Things really started going slowly with 20 left and 19 to pay. I had a well above average stack and was prepared to fold everything, but then I started getting paranoid. I’ve had some really brutal bubbles in EPT and WSOP satellites in the last few months, and so when I got KK in the SB, I elected to shove and pick up some easy money. I showed, and the BB said she fold AJ. Wow, what a disaster it would have been if she made a monkey call. I reprimanded myself after that. Another guy thanked me for showing and told me he folded 88. “You would have called me in a second,” he told me. You go ahead and think that.
Finally the bubble burst, and I won my seat. At this point it was after midnight, and I still hadn’t eaten. I had some stale animal crackers with me, and I bought a muffin hoping to avoid eating those, but it turned out to be even staler. Screw you, Fifth Street Café! Anyway for some reason it took forever to process 19 vouchers, and then we all had to take our vouchers over to the cashier to enroll in tomorrow’s tournament.

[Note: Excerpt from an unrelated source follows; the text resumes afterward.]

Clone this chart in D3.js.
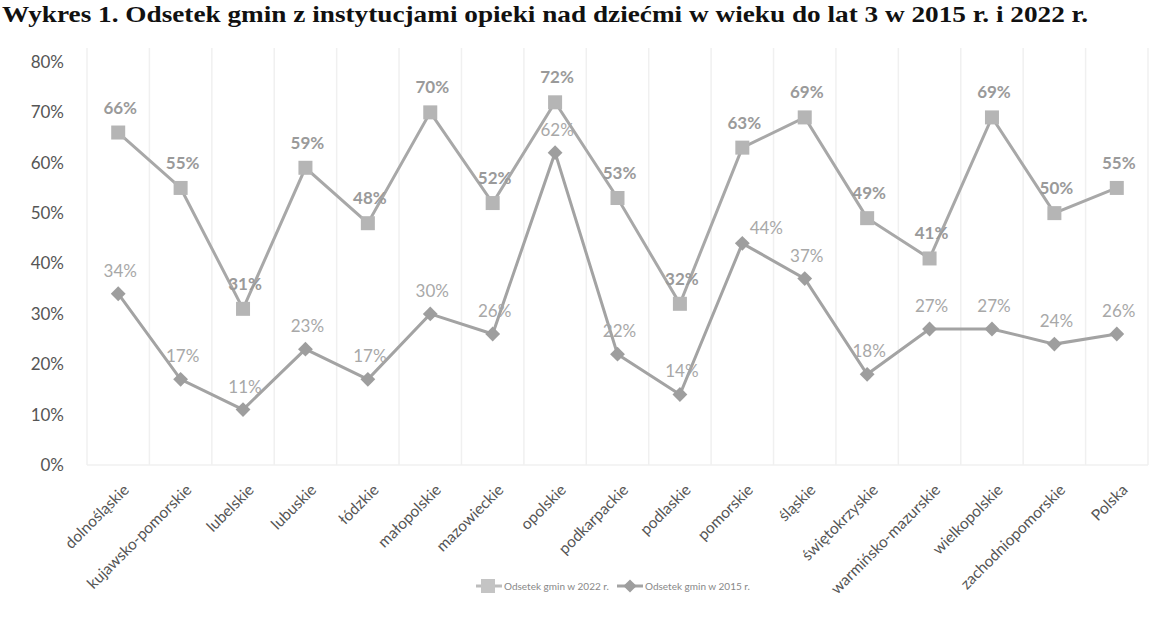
<!DOCTYPE html>
<html lang="pl">
<head>
    <meta charset="UTF-8"/>
    <title>Wykres 1</title>
    <script src="https://d3js.org/d3.v7.min.js"></script>
    <style>
        body { margin: 0; background: #fff; }
        svg { display: block; }
    </style>
</head>
<body>
    <div id="chart"></div>

    <script>
        // data
        var categories = ["dolnośląskie", "kujawsko-pomorskie", "lubelskie", "lubuskie", "łódzkie",
            "małopolskie", "mazowieckie", "opolskie", "podkarpackie", "podlaskie", "pomorskie",
            "śląskie", "świętokrzyskie", "warmińsko-mazurskie", "wielkopolskie",
            "zachodniopomorskie", "Polska"];
        var values2022 = [66, 55, 31, 59, 48, 70, 52, 72, 53, 32, 63, 69, 49, 41, 69, 50, 55];
        var values2015 = [34, 17, 11, 23, 17, 30, 26, 62, 22, 14, 44, 37, 18, 27, 27, 24, 26];
        var yTicks = [0, 10, 20, 30, 40, 50, 60, 70, 80];

        var w = 1158;
        var h = 636;

        var xScale = d3.scaleBand()
                        .domain(categories)
                        .range([87, 1148]);

        var yScale = d3.scaleLinear()
                        .domain([0, 80])
                        .range([465, 62]);

        function cx(d) { return xScale(d) + xScale.bandwidth() / 2; }

        var svg = d3.select("#chart")
                    .append("svg")
                    .attr("width", w)
                    .attr("height", h);

        // title
        svg.append("text")
            .attr("x", 2)
            .attr("y", 22)
            .attr("textLength", 1086)
            .attr("lengthAdjust", "spacingAndGlyphs")
            .style("font-family", "'Liberation Serif', serif")
            .style("font-weight", "bold")
            .style("font-size", "23px")
            .attr("fill", "#111")
            .text("Wykres 1. Odsetek gmin z instytucjami opieki nad dziećmi w wieku do lat 3 w 2015 r. i 2022 r.");

        // faint vertical gridlines between categories
        var bounds = categories.map(function(d) { return xScale(d); });
        bounds.push(xScale.range()[1]);
        svg.selectAll("line.grid")
            .data(bounds)
            .enter()
            .append("line")
            .attr("class", "grid")
            .attr("x1", function(d) { return d; })
            .attr("x2", function(d) { return d; })
            .attr("y1", 48)
            .attr("y2", yScale(0))
            .attr("stroke", "#f0f0f0")
            .attr("stroke-width", 1.5);

        svg.append("line")
            .attr("x1", xScale.range()[0]).attr("x2", xScale.range()[1])
            .attr("y1", yScale(0)).attr("y2", yScale(0))
            .attr("stroke", "#f0f0f0")
            .attr("stroke-width", 1.5);

        // y axis
        var yAxis = d3.axisLeft(yScale)
                        .tickValues(yTicks)
                        .tickFormat(function(d) { return d + "%"; })
                        .tickSize(0)
                        .tickPadding(0);
        var gy = svg.append("g")
            .attr("transform", "translate(64,0)")
            .call(yAxis);
        gy.select(".domain").remove();
        gy.selectAll("text")
            .style("font-family", "Lato, sans-serif")
            .style("font-size", "17px")
            .attr("fill", "#555");

        // x axis labels
        var xAxis = d3.axisBottom(xScale).tickSize(0).tickPadding(0);
        var gx = svg.append("g")
            .attr("transform", "translate(0," + (yScale(0) + 22) + ")")
            .call(xAxis);
        gx.select(".domain").remove();
        gx.selectAll("text")
            .style("font-family", "Lato, sans-serif")
            .style("font-size", "15.5px")
            .attr("fill", "#555")
            .attr("text-anchor", "end")
            .attr("dy", "0.35em")
            .attr("transform", "translate(8,0) rotate(-45)");

        var line = d3.line()
                    .x(function(d, i) { return cx(categories[i]); })
                    .y(function(d) { return yScale(d); });

        // 2022 series
        svg.append("path")
            .datum(values2022)
            .attr("d", line)
            .attr("fill", "none")
            .attr("stroke", "#a8a8a8")
            .attr("stroke-width", 3);

        svg.selectAll("rect.m22")
            .data(values2022)
            .enter()
            .append("rect")
            .attr("class", "m22")
            .attr("x", function(d, i) { return cx(categories[i]) - 7; })
            .attr("y", function(d) { return yScale(d) - 7; })
            .attr("width", 14)
            .attr("height", 14)
            .attr("fill", "#b5b5b5");

        // 2015 series
        svg.append("path")
            .datum(values2015)
            .attr("d", line)
            .attr("fill", "none")
            .attr("stroke", "#a3a3a3")
            .attr("stroke-width", 3);

        var diamond = d3.symbol().type(d3.symbolDiamond2).size(140);
        svg.selectAll("path.m15")
            .data(values2015)
            .enter()
            .append("path")
            .attr("class", "m15")
            .attr("d", diamond)
            .attr("transform", function(d, i) {
                return "translate(" + cx(categories[i]) + "," + yScale(d) + ")";
            })
            .attr("fill", "#9e9e9e");

        // data labels
        svg.selectAll("text.l22")
            .data(values2022)
            .enter()
            .append("text")
            .attr("class", "l22")
            .attr("x", function(d, i) { return cx(categories[i]) + 2; })
            .attr("y", function(d) { return yScale(d) - 19; })
            .attr("text-anchor", "middle")
            .style("font-family", "Lato, sans-serif")
            .style("font-size", "17px")
            .style("font-weight", "bold")
            .attr("fill", "#9a9a9a")
            .text(function(d) { return d + "%"; });

        // pomorskie 2015 label sits to the right in the original
        var shift2015 = { "pomorskie": [22, 8] };
        svg.selectAll("text.l15")
            .data(values2015)
            .enter()
            .append("text")
            .attr("class", "l15")
            .attr("x", function(d, i) {
                var s = shift2015[categories[i]] || [0, 0];
                return cx(categories[i]) + 2 + s[0];
            })
            .attr("y", function(d, i) {
                var s = shift2015[categories[i]] || [0, 0];
                return yScale(d) - 17 + s[1];
            })
            .attr("text-anchor", "middle")
            .style("font-family", "Lato, sans-serif")
            .style("font-size", "17px")
            .attr("fill", "#a8a8a8")
            .text(function(d) { return d + "%"; });

        // legend
        var lg = svg.append("g").attr("transform", "translate(0,586)");
        lg.append("line").attr("x1", 476).attr("x2", 502).attr("y1", 0).attr("y2", 0)
            .attr("stroke", "#bdbdbd").attr("stroke-width", 3);
        lg.append("rect").attr("x", 481).attr("y", -7).attr("width", 14).attr("height", 14)
            .attr("fill", "#c4c4c4");
        lg.append("text").attr("x", 504).attr("y", 3.5)
            .style("font-family", "Lato, sans-serif").style("font-size", "10px")
            .attr("fill", "#888").text("Odsetek gmin w 2022 r.");
        lg.append("line").attr("x1", 617).attr("x2", 643).attr("y1", 0).attr("y2", 0)
            .attr("stroke", "#a3a3a3").attr("stroke-width", 3);
        lg.append("path").attr("d", d3.symbol().type(d3.symbolDiamond2).size(110))
            .attr("transform", "translate(630,0)").attr("fill", "#9e9e9e");
        lg.append("text").attr("x", 645).attr("y", 3.5)
            .style("font-family", "Lato, sans-serif").style("font-size", "10px")
            .attr("fill", "#888").text("Odsetek gmin w 2015 r.");
    </script>
</body>
</html>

At about 1 AM, Todd and I headed over to the hotel to check in. He’d made reservations the day before, but the old man at the front desk told us kind of insistently and bitchily that we didn’t have a reservation at any Foxwoods hotel. Finally he found it had been cancelled since we hadn’t checked in by 6PM. Todd had misunderstood this instruction on the phone and thought we had to CANCEL by 6. The guy was actually pretty helpful with reinstating the reservation and getting us the original rate. He also had the most disgusting teeth I’ve seen this side of the Atlantic, with most of them missing and the ones he did have discolored and jutting out in odd directions. Shudder.
The room was nice, very large with two large beds, nice furniture, a big bathroom shower, and even a balcony. I was disappointed to find the balcony door unopenable. I guess they figured out that a 17th story balcony was an invitation to disaster at a casino. After a late-night meal of stale animal crackers and Colin Ferguson, we turned in for the night.